▸ DATA ENTRIES
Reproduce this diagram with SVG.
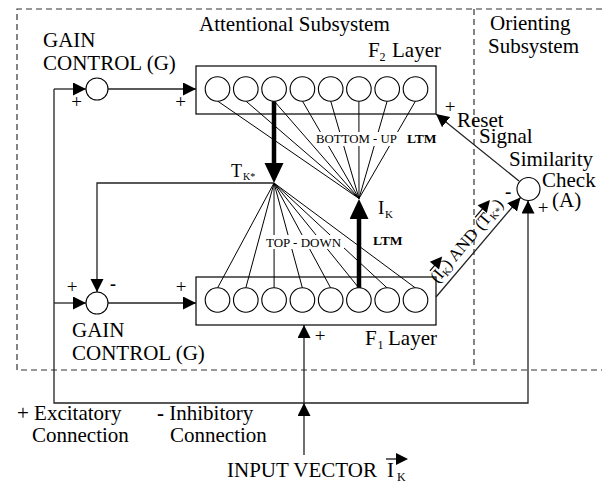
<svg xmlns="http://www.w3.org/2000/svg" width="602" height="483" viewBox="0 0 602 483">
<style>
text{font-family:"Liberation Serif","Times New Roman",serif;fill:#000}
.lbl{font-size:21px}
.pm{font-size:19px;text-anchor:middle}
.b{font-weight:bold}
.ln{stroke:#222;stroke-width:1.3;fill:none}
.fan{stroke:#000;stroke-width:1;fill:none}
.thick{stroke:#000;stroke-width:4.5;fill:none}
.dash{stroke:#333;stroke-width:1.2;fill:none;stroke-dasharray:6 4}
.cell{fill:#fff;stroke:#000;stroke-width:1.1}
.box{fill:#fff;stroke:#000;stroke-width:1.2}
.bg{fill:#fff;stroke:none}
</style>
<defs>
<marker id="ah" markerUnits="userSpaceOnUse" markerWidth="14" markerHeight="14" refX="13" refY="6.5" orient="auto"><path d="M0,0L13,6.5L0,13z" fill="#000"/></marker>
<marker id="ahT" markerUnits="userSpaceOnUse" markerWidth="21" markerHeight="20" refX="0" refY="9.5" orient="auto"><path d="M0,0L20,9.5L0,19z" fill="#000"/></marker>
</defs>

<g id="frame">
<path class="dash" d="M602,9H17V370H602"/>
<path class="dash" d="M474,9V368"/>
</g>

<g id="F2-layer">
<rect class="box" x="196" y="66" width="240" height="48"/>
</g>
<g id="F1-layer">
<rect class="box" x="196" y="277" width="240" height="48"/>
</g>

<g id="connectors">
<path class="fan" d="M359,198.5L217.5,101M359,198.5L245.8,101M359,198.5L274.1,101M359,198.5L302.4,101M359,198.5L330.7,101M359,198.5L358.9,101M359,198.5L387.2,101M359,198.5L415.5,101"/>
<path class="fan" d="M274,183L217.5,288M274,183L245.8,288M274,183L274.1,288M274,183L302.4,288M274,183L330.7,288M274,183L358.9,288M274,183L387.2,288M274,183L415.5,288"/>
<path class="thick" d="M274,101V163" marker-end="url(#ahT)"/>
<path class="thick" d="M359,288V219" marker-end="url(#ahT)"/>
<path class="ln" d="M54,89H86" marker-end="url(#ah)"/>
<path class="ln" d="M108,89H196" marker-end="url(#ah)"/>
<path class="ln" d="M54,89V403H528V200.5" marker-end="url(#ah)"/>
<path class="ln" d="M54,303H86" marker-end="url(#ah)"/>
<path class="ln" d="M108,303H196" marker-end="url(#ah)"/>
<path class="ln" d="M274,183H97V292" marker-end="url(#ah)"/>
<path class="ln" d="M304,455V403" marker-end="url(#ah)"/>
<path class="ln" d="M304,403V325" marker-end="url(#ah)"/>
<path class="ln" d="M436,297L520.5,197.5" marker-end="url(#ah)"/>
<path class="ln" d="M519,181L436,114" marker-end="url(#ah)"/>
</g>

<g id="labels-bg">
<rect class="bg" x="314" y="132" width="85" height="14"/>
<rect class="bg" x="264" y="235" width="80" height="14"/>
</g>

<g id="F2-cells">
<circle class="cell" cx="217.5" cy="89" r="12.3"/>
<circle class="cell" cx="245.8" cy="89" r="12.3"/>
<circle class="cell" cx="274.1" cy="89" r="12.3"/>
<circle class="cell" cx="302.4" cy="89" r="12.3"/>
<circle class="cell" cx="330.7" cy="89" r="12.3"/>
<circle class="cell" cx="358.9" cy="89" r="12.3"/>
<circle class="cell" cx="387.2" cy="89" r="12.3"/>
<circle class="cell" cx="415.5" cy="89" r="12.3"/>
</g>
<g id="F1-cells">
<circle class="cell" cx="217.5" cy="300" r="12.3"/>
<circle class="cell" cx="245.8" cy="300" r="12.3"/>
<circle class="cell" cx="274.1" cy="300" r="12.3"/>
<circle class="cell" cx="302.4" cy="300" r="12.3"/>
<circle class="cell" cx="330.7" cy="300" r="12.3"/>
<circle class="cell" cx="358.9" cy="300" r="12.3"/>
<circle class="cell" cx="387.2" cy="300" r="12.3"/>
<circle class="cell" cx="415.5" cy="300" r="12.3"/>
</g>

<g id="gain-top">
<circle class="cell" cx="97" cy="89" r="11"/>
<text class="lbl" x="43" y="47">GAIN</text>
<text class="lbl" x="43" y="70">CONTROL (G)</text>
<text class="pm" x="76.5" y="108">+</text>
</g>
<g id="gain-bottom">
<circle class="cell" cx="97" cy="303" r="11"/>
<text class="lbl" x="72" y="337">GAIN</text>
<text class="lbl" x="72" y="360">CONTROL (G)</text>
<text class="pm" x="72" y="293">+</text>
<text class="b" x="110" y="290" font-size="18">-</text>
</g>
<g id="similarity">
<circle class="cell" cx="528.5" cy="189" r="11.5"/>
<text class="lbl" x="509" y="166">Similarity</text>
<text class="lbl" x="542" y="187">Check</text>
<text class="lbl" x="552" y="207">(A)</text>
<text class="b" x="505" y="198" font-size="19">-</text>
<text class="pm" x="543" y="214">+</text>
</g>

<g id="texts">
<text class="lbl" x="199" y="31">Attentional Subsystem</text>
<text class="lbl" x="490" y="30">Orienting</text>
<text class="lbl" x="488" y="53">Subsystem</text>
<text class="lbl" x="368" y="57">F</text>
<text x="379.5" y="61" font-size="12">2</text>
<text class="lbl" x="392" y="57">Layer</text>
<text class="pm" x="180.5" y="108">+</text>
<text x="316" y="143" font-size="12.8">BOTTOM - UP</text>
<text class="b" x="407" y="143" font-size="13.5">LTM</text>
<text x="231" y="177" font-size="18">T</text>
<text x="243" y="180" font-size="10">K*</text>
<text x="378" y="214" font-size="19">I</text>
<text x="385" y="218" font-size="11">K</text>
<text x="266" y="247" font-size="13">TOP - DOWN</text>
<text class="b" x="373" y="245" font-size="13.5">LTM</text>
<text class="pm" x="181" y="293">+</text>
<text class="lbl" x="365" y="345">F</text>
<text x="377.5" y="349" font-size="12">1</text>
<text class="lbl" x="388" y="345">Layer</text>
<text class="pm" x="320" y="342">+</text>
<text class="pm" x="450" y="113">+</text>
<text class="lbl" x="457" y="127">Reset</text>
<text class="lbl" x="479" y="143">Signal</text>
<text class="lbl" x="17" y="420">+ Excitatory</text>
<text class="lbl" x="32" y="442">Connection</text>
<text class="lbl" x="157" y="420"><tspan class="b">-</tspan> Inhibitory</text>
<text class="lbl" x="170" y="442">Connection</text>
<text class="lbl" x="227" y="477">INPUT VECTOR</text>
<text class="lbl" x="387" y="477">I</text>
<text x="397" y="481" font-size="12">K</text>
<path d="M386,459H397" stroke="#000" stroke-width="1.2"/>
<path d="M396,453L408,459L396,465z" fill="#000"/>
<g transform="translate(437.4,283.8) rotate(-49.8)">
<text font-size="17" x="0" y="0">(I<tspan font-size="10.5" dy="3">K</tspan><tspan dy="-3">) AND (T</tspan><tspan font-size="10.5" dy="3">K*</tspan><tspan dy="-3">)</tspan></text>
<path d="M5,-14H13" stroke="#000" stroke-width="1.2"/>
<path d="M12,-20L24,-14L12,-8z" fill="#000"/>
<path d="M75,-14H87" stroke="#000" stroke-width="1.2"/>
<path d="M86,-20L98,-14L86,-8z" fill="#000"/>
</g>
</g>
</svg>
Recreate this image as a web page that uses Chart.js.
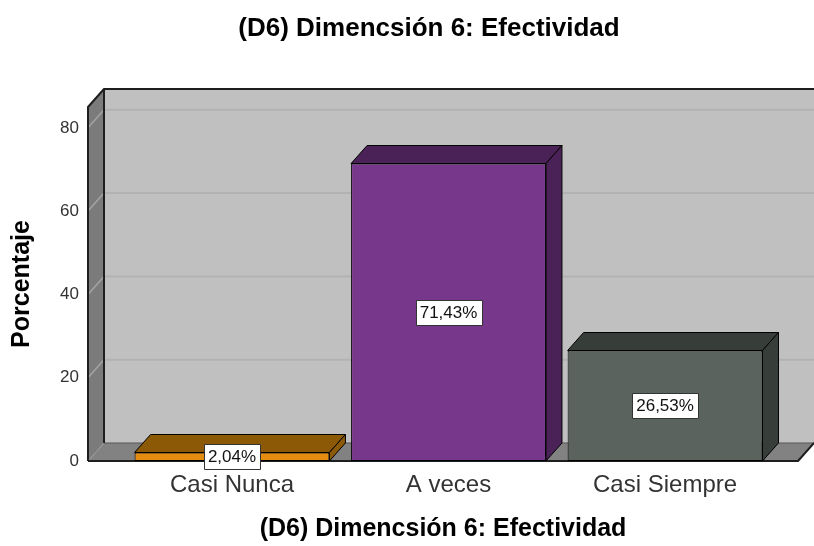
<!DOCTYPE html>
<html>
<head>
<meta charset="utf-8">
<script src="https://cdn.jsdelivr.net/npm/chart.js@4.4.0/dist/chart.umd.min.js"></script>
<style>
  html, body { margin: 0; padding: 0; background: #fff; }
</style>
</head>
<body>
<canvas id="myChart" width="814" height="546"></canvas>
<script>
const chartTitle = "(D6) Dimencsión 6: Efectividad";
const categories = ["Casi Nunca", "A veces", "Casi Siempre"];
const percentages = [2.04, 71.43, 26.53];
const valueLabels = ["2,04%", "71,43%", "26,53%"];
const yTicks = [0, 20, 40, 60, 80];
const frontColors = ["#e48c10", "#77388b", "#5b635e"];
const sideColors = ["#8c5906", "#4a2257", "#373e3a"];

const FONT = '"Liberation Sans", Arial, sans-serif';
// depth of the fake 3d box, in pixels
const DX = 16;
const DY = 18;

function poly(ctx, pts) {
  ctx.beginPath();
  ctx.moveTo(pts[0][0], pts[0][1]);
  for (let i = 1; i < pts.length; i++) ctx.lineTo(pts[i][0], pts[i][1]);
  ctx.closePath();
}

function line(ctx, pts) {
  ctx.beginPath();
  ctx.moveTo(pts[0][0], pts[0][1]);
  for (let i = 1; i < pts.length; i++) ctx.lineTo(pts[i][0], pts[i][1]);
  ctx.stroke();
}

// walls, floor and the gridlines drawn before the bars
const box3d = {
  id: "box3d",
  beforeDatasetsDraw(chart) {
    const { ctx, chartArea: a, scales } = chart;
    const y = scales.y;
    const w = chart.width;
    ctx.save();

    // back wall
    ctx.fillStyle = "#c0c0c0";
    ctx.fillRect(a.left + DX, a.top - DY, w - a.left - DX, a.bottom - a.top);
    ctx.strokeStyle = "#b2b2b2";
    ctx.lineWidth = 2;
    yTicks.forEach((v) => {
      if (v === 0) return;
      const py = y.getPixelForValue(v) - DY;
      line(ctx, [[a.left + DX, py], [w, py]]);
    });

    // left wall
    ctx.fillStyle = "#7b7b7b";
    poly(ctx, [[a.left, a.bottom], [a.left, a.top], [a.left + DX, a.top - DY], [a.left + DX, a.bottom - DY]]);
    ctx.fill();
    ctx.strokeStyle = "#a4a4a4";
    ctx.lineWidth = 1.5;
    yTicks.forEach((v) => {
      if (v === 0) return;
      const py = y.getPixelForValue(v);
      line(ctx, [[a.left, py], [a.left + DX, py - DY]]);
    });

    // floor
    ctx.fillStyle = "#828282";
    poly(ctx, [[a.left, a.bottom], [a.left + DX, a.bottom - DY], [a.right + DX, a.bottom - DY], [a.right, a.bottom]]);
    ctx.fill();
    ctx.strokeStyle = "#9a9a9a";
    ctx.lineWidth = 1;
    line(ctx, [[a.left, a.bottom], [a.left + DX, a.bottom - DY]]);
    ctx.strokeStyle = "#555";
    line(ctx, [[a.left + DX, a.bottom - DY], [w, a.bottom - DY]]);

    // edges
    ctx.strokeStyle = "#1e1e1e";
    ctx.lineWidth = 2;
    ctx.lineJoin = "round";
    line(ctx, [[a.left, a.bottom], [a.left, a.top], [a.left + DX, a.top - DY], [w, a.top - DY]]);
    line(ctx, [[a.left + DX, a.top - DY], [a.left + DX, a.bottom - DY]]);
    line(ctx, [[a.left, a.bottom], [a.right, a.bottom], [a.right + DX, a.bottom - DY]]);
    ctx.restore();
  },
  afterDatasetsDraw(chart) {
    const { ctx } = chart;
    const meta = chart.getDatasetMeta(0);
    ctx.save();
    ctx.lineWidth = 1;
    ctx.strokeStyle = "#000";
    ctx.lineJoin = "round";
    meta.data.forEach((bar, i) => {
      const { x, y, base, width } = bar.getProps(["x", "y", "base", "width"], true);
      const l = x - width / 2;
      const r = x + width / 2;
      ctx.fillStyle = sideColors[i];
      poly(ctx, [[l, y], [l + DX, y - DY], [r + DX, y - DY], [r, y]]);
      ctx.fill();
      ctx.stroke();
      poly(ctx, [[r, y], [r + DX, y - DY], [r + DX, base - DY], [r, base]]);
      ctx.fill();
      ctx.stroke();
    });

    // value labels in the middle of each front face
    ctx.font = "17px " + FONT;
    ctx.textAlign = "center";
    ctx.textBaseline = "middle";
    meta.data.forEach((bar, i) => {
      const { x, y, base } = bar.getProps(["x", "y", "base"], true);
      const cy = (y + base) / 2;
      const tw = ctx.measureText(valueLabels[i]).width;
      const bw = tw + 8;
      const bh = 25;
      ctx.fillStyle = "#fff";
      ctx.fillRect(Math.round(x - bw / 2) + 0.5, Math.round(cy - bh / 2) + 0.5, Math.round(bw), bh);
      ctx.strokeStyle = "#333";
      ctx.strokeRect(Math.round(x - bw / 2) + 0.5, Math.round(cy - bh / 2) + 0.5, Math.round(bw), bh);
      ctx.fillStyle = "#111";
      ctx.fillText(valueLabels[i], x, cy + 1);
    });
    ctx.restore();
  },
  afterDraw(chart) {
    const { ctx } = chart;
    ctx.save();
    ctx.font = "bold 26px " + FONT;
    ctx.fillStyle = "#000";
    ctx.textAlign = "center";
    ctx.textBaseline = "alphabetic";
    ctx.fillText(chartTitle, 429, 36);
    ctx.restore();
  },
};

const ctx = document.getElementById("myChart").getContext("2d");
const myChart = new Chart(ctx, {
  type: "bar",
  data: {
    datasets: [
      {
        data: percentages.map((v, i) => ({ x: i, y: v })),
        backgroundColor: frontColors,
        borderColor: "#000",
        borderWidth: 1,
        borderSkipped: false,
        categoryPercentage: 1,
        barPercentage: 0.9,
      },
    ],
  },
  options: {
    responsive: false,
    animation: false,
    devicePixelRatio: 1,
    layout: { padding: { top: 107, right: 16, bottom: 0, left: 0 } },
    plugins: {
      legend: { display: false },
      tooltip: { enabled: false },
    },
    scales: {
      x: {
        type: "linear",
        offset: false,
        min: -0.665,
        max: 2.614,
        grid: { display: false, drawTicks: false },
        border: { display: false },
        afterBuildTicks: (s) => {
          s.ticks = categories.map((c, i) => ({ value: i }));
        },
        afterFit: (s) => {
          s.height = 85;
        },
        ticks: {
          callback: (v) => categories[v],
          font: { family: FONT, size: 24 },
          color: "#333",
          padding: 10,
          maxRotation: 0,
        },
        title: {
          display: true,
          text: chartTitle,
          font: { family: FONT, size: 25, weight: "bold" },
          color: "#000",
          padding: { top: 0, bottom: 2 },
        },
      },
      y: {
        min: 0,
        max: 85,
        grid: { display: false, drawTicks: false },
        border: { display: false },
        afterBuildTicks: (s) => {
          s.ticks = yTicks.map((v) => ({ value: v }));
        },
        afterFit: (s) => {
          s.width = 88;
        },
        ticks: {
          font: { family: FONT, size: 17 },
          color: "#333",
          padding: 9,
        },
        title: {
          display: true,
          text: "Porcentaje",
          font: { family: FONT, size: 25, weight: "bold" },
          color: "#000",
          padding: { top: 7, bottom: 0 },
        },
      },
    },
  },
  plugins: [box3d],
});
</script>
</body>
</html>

▸ DIRECTIONS
Give only the number of lines above that hold the string "this".

▸ EXERCISE RESPONSE
2